Levantamento do Idec e do FNECDC informa a localização de feiras de alimentos sem agrotóxicos nas 27 capitais do país. Em cinco, porém, não foi encontrada nenhuma
Você consumiria mais alimentos orgânicos se...? Essa pergunta ficou disponível no portal do Idec durante o mês de janeiro. A grande maioria dos internautas que respondeu à enquete (74%) escolheu a opção “se ele fosse mais barato”. Em segundo lugar, com 20% dos votos, veio a opção “se houvesse mais feiras especializadas perto da minha casa”. Apesar de apontarem problemas diferentes, as duas respostas são mais similares do que se imagina. Os alimentos orgânicos, em geral, são mesmo mais caros que os convencionais porque já incorporam o custo da produção sustentável. Mas o valor é especialmente mais alto nos supermercados, como verificou a pesquisa do Idec realizada em 2010 e publicada na edição no 142 da Revista do Idec. Nas feiras especializadas encontram-se os melhores preços, e como identificou o levantamento de 2010, a diferença de valor de um mesmo produto em relação ao supermercado chegava a incríveis 463%! Contudo, nem sempre o consumidor sabe se existem feiras em sua cidade e, quando existem, onde ficam.

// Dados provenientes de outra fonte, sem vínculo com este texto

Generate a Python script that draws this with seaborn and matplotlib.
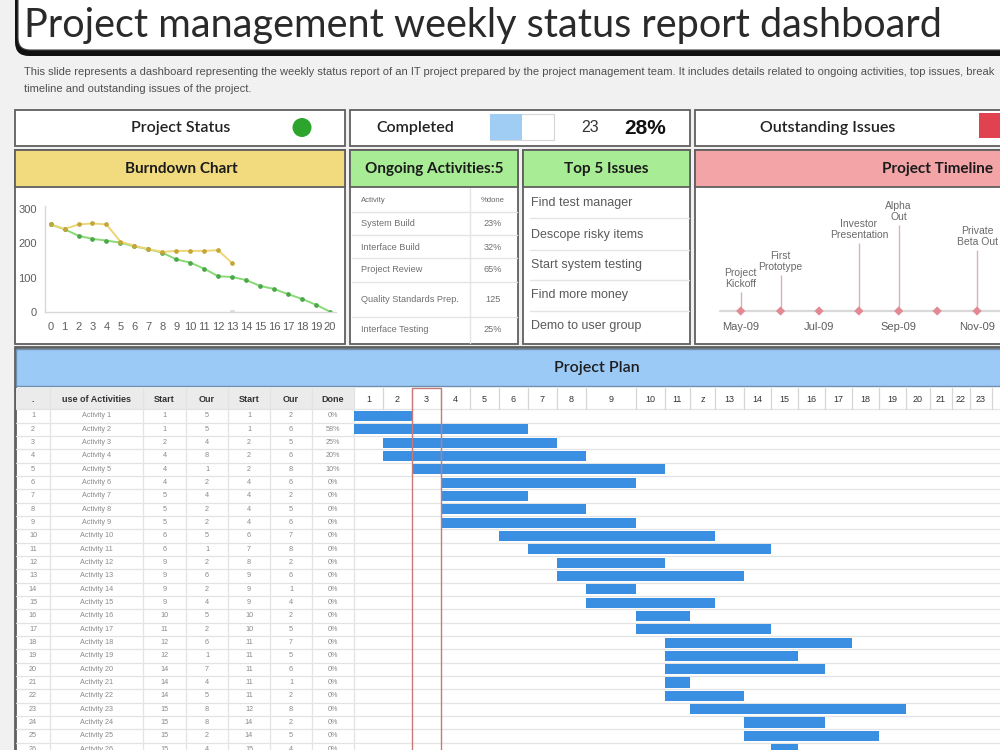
import numpy as np
import pandas as pd
import matplotlib
matplotlib.use("Agg")
import matplotlib.pyplot as plt
import matplotlib.dates as mdates
from matplotlib.patches import Rectangle, FancyBboxPatch, Circle
import seaborn as sns

# ------------------------------------------------------------------ data
title = "Project management weekly status report dashboard"
subtitle_lines = [
    "This slide represents a dashboard representing the weekly status report of an IT project prepared by the project management team. "
    "It includes details related to ongoing activities, top issues, break",
    "timeline and outstanding issues of the project.",
]
completed_count = 23
completed_pct = 28
progress_fraction = 0.5

burn_x = [0, 1, 2, 3, 4, 5, 6, 7, 8, 9, 10, 11, 12, 13, 14, 15, 16, 17, 18, 19, 20]
burn_plan = [255, 241, 222, 213, 208, 202, 191, 183, 173, 153, 144, 126, 104, 102, 93, 76, 67, 52, 38, 21, 1]
burn_actual_x = [0, 1, 2, 3, 4, 5, 6, 7, 8, 9, 10, 11, 12, 13]
burn_actual = [255, 242, 255, 258, 255, 205, 193, 183, 175, 178, 178, 178, 180, 142]
burn_bars = [0, 2, 2, 0, 3, 3, 3, 1, 0, 0, 0, 0, 0, 8, 0, 0, 0, 0, 0, 0, 0]

ongoing_header = ["Activity", "%done"]
ongoing_acts = ["System Build", "Interface Build", "Project Review", "Quality Standards Prep.", "Interface Testing"]
ongoing_done = ["23%", "32%", "65%", "125", "25%"]

top_issues = ["Find test manager", "Descope risky items", "Start system testing",
              "Find more money", "Demo to user group"]

timeline_dots = ["2009-05-01", "2009-06-01", "2009-07-01", "2009-08-01",
                 "2009-09-01", "2009-10-01", "2009-11-01"]
timeline_ticks = ["2009-05-01", "2009-07-01", "2009-09-01", "2009-11-01"]
milestones = ["Project\nKickoff", "First\nPrototype", "Investor\nPresentation", "Alpha\nOut", "Private\nBeta Out"]
milestone_dates = ["2009-05-01", "2009-06-01", "2009-08-01", "2009-09-01", "2009-11-01"]
milestone_height = [19, 36, 68, 86, 61]

plan_cols = [".", "use of Activities", "Start", "Our", "Start", "Our", "Done"]
act_no = [1, 2, 3, 4, 5, 6, 7, 8, 9, 10, 11, 12, 13, 14, 15, 16, 17, 18, 19, 20, 21, 22, 23, 24, 25, 26]
act_start = [1, 1, 2, 4, 4, 4, 5, 5, 5, 6, 6, 9, 9, 9, 9, 10, 11, 12, 12, 14, 14, 14, 15, 15, 15, 15]
act_dur = [5, 5, 4, 8, 1, 2, 4, 2, 2, 5, 1, 2, 6, 2, 4, 5, 2, 6, 1, 7, 4, 5, 8, 8, 2, 4]
plan_start = [1, 1, 2, 2, 2, 4, 4, 4, 4, 6, 7, 8, 9, 9, 9, 10, 10, 11, 11, 11, 11, 11, 12, 14, 14, 15]
plan_dur = [2, 6, 5, 6, 8, 6, 2, 5, 6, 7, 8, 2, 6, 1, 4, 2, 5, 7, 5, 6, 1, 2, 8, 2, 5, 4]
act_done = ["0%", "58%", "25%", "20%", "10%", "0%", "0%", "0%", "0%", "0%", "0%", "0%", "0%",
            "0%", "0%", "0%", "0%", "0%", "0%", "0%", "0%", "0%", "0%", "0%", "0%", "0%"]
gantt_start = [1, 1, 2, 2, 3, 4, 4, 4, 4, 6, 7, 8, 8, 9, 9, 10, 10, 11, 11, 11, 11, 11, 12, 14, 14, 15]
gantt_end = [2, 6, 7, 8, 10, 9, 6, 8, 9, 12, 14, 10, 13, 9, 12, 11, 14, 17, 15, 16, 11, 13, 19, 16, 18, 15]
gantt_labels = ["1", "2", "3", "4", "5", "6", "7", "8", "9", "10", "11", "z", "13", "14",
                "15", "16", "17", "18", "19", "20", "21", "22", "23", "24"]

# ------------------------------------------------------------------ layout
W, H = 1000, 750
sns.set_theme(style="white")
HEAD = ["Lato", "DejaVu Sans"]
plt.rcParams["font.family"] = HEAD
NARROW = ["Liberation Sans Narrow", "Liberation Sans", "DejaVu Sans"]

fig = plt.figure(figsize=(10, 7.5), dpi=100)
fig.patch.set_facecolor("#f1f1f1")


def px_axes(x0, y0, x1, y1, z=1):
    return fig.add_axes([x0 / W, 1 - y1 / H, (x1 - x0) / W, (y1 - y0) / H], zorder=z)


bg = px_axes(0, 0, W, H, z=0)
bg.set_xlim(0, W)
bg.set_ylim(H, 0)
bg.axis("off")

BORDER = "#5f5f5f"


def box(ax, x0, y0, x1, y1, fc="white", ec=BORDER, lw=1.3, z=1):
    ax.add_patch(Rectangle((x0, y0), x1 - x0, y1 - y0, fc=fc, ec=ec, lw=lw, zorder=z))


# title box
bg.add_patch(FancyBboxPatch((15, -30), 1010, 86, boxstyle="round,pad=0,rounding_size=14",
                            fc="#111111", ec="none", zorder=1))
bg.add_patch(FancyBboxPatch((18, -30), 1010, 80, boxstyle="round,pad=0,rounding_size=12",
                            fc="white", ec="#444444", lw=0.8, zorder=2))
bg.text(24, 37, title, fontsize=28.5, fontweight="normal", color="#2a2a2a",
        va="baseline", ha="left", zorder=3)
for i, line in enumerate(subtitle_lines):
    bg.text(24, 72 + i * 17, line, fontsize=8.0, color="#505050", va="center", ha="left",
            family=NARROW)

# status row
box(bg, 15, 110, 345, 146)
bg.text(181, 128, "Project Status", fontsize=11.5, color="#222", ha="center", va="center", fontweight="semibold")
bg.add_patch(Circle((302, 127.5), 9.5, fc="#2da52d", ec="none", zorder=3))

box(bg, 350, 110, 690, 146)
bg.text(415, 128, "Completed", fontsize=11.5, color="#222", ha="center", va="center", fontweight="semibold")
bg.add_patch(Rectangle((490, 114), 64, 26, fc="white", ec="#d5d5d5", lw=0.8, zorder=2))
bg.add_patch(Rectangle((490, 114), 64 * progress_fraction, 26, fc="#9fcdf3", ec="none", zorder=3))
bg.text(590, 128, f"{completed_count}", fontsize=11.5, color="#333", ha="center", va="center",
        family=NARROW)
bg.text(645, 128, f"{completed_pct}%", fontsize=15, color="#111", ha="center", va="center",
        fontweight="bold", family=NARROW)

box(bg, 695, 110, 1010, 146)
bg.text(828, 128, "Outstanding Issues", fontsize=11.5, color="#222", ha="center", va="center", fontweight="semibold")
bg.add_patch(Rectangle((979, 113), 30, 25, fc="#e0434f", ec="none", zorder=3))

# panel row
panels = [(15, 345, "#f1db7e", "Burndown Chart", 181),
          (350, 518, "#a9ec96", "Ongoing Activities:5", 434),
          (523, 690, "#a9ec96", "Top 5 Issues", 606),
          (695, 1010, "#f2a4a7", "Project Timeline", 938)]
for x0, x1, col, lab, cx in panels:
    box(bg, x0, 150, x1, 344)
    box(bg, x0, 150, x1, 187, fc=col, z=2)
    bg.text(cx, 169, lab, fontsize=11, color="#1b1b1b", ha="center", va="center", fontweight="bold", zorder=4)

# ongoing activities table
ong_rows_y = [200, 223, 247, 270, 300, 330]
for yy in [212, 235, 258, 282, 317]:
    bg.plot([352, 517], [yy, yy], color="#e4e4e4", lw=1, zorder=3)
bg.plot([470, 470], [188, 343], color="#e4e4e4", lw=1, zorder=3)
bg.text(361, ong_rows_y[0], ongoing_header[0], fontsize=5.5, color="#666", va="center", family=NARROW, zorder=4)
bg.text(493, ong_rows_y[0], ongoing_header[1], fontsize=5.5, color="#666", va="center", ha="center", family=NARROW, zorder=4)
for yy, a, d in zip(ong_rows_y[1:], ongoing_acts, ongoing_done):
    bg.text(361, yy, a, fontsize=6.6, color="#707070", va="center", family=NARROW, zorder=4)
    bg.text(493, yy, d, fontsize=6.6, color="#707070", va="center", ha="center", family=NARROW, zorder=4)

# top issues
issue_y = [203, 235, 265, 295, 326]
for yy in [218, 250, 280, 311]:
    bg.plot([530, 689], [yy, yy], color="#e4e4e4", lw=1, zorder=3)
for yy, t in zip(issue_y, top_issues):
    bg.text(531, yy, t, fontsize=9, color="#5a5a5a", va="center", family=NARROW, zorder=4)

# ---------------- burndown chart
bx = px_axes(45, 312 - 310 * 0.3433, 45 + 20.8 * 13.97, 312, z=2)
bx.patch.set_alpha(0)
bx.bar(burn_x, burn_bars, width=0.45, color="#d6d6d6")
sns.lineplot(x=burn_x, y=burn_plan, ax=bx, color="#8ad977", lw=1.4, marker="o", markersize=2.6,
             markerfacecolor="#4aa846", markeredgecolor="#4aa846")
sns.lineplot(x=burn_actual_x, y=burn_actual, ax=bx, color="#ecd676", lw=1.4, marker="o", markersize=2.6,
             markerfacecolor="#c4a53a", markeredgecolor="#c4a53a")
bx.set_xlim(-0.4, 20.4)
bx.set_ylim(0, 310)
bx.set_xticks(burn_x)
bx.set_yticks([0, 100, 200, 300])
bx.tick_params(axis="both", length=0, labelsize=8, labelcolor="#5e5e5e", pad=7)
bx.tick_params(axis="y", pad=6)
for lbl in bx.get_xticklabels() + bx.get_yticklabels():
    lbl.set_family(NARROW)
for s in ["top", "right"]:
    bx.spines[s].set_visible(False)
for s in ["left", "bottom"]:
    bx.spines[s].set_color("#d8d8d8")
    bx.spines[s].set_linewidth(1)
bx.grid(False)

# ---------------- project timeline
tx = px_axes(700, 185, 1000, 318, z=2)
tx.patch.set_alpha(0)
d_may = mdates.date2num(pd.Timestamp("2009-05-01"))
px_day = 39.17 / 30.5
tx.set_xlim(d_may - 40.7 / px_day, d_may + 259.3 / px_day)
tx.set_ylim(-7, 126)
dots = pd.to_datetime(timeline_dots)
mdts = pd.to_datetime(milestone_dates)
tx.axhline(0, xmin=20 / 300, xmax=1, color="#d9d9d9", lw=1.6, zorder=1)
tx.vlines(mdts, 0, milestone_height, color="#d7b3b8", lw=1, zorder=2)
sns.scatterplot(x=dots, y=[0] * len(dots), ax=tx, marker="D", s=22, color="#e38994",
                edgecolor="none", zorder=3, legend=False)
for d, h, lab in zip(mdts, milestone_height, milestones):
    tx.text(d, h + 3, lab, ha="center", va="bottom", fontsize=7.5, color="#6a6a6a",
            linespacing=1.15, family=NARROW)
tx.set_xticks(pd.to_datetime(timeline_ticks))
tx.xaxis.set_major_formatter(mdates.DateFormatter("%b-%y"))
tx.set_yticks([])
tx.set_xlabel("")
tx.set_ylabel("")
tx.tick_params(axis="x", length=0, labelsize=8, labelcolor="#5e5e5e", pad=3)
for lbl in tx.get_xticklabels():
    lbl.set_family(NARROW)
for s in tx.spines.values():
    s.set_visible(False)
tx.grid(False)

# ---------------- project plan
box(bg, 15, 347, 1010, 760, lw=2)
box(bg, 16, 349, 1010, 386, fc="#9ccaf6", ec="#6f8fae", lw=1, z=2)
bg.text(597, 368, "Project Plan", fontsize=11.5, color="#1e1e1e", ha="center", va="center",
        fontweight="semibold", zorder=4)
bg.add_patch(Rectangle((16, 388), 338, 21.3, fc="#ebebeb", ec="none", zorder=2))

ROW_TOP = 409.3
ROW_H = 13.33
table_edges = [16, 50, 143, 186, 228, 270, 312, 354]
for k in range(28):
    yy = ROW_TOP + k * ROW_H
    bg.plot([16, 1000], [yy, yy], color="#e3e3e3", lw=0.9, zorder=3)
for xe in table_edges[1:]:
    bg.plot([xe, xe], [388, 750], color="#e3e3e3", lw=0.9, zorder=3)
for i, h in enumerate(plan_cols):
    cx = (table_edges[i] + table_edges[i + 1]) / 2
    bg.text(cx, 399.5, h, fontsize=6.5, color="#333", ha="center", va="center",
            family=NARROW, fontweight="bold", zorder=4)
for r in range(len(act_no)):
    yy = ROW_TOP + (r + 0.5) * ROW_H
    vals = [str(act_no[r]), f"Activity {act_no[r]}", str(act_start[r]), str(act_dur[r]),
            str(plan_start[r]), str(plan_dur[r]), act_done[r]]
    for i, v in enumerate(vals):
        cx = (table_edges[i] + table_edges[i + 1]) / 2
        bg.text(cx, yy, v, fontsize=5.2, color="#8a8a8a", ha="center", va="center",
                family=NARROW, zorder=4)

# gantt (x in pixel units across columns of uneven width)
gantt_col_width = [29, 29, 29, 29, 29, 29, 29, 29, 50, 29, 25, 25, 29, 27, 27, 27, 27, 27, 27, 24, 22, 18, 22, 20]
edges = 354 + np.concatenate([[0], np.cumsum(gantt_col_width)])
for xe in edges[1:]:
    bg.plot([xe, xe], [388, ROW_TOP], color="#d6d6d6", lw=0.9, zorder=3)

gx = px_axes(354, ROW_TOP, 1000, 750, z=2)
gx.patch.set_alpha(0)
rows = np.arange(1, len(gantt_start) + 1)
lefts = edges[np.array(gantt_start) - 1]
rights = edges[np.array(gantt_end)]
gx.barh(rows, rights - lefts, left=lefts, height=0.76, color="#3b8fe3", edgecolor="none")
gx.set_xlim(354, 1000)
gx.set_ylim(0.5 + (750 - ROW_TOP) / ROW_H, 0.5)
centers = (edges[:-1] + edges[1:]) / 2
gx.xaxis.tick_top()
gx.set_xticks(centers[:23])
gx.set_xticklabels(gantt_labels[:23])
gx.tick_params(axis="x", length=0, labelsize=6.5, labelcolor="#333", pad=4)
for lbl in gx.get_xticklabels():
    lbl.set_family(NARROW)
gx.set_yticks([])
for s in gx.spines.values():
    s.set_visible(False)
gx.grid(False)

fg = px_axes(0, 0, W, H, z=5)
fg.set_xlim(0, W)
fg.set_ylim(H, 0)
fg.axis("off")
fg.patch.set_alpha(0)
fg.add_patch(Rectangle((edges[2], 388), edges[3] - edges[2], 380, fill=False, ec="#c77a78", lw=1))

fig.savefig("out.png", dpi=100, facecolor=fig.get_facecolor())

Para ajudar nessa tarefa, o Idec, em parceria com o Fórum Nacional das Entidades Civis de Defesa do Consumidor (FNECDC) e outras organizações que apoiam a comercialização agroecológica, pesquisou a existência desses espaçosnas 27 capitais do país e mapeou sua localização, o horário de funcionamento, os principais alimentos comercializados e se havia algum mecanismo que comprovasse sua origem orgânica. Foram identificadas 140 feiras em 22 das 27 capitais avaliadas. Em Boa Vista (RR), Cuiabá (MT), Macapá (AP), Palmas (TO) e São Luís (MA) nenhuma feira foi localizada. O Rio de Janeiro (RJ) é a cidade campeã, com 25 feiras orgânicas e agroecológicas. Brasília (DF) é a segunda, com 20 feiras, seguida por Recife (PE) com 18 e Curitiba (PR) com 16. Pena que elas são exceção, pois a maioria das capitais conta com número bem menor. Maior cidade do país, São Paulo (SP), por exemplo, só tem 9.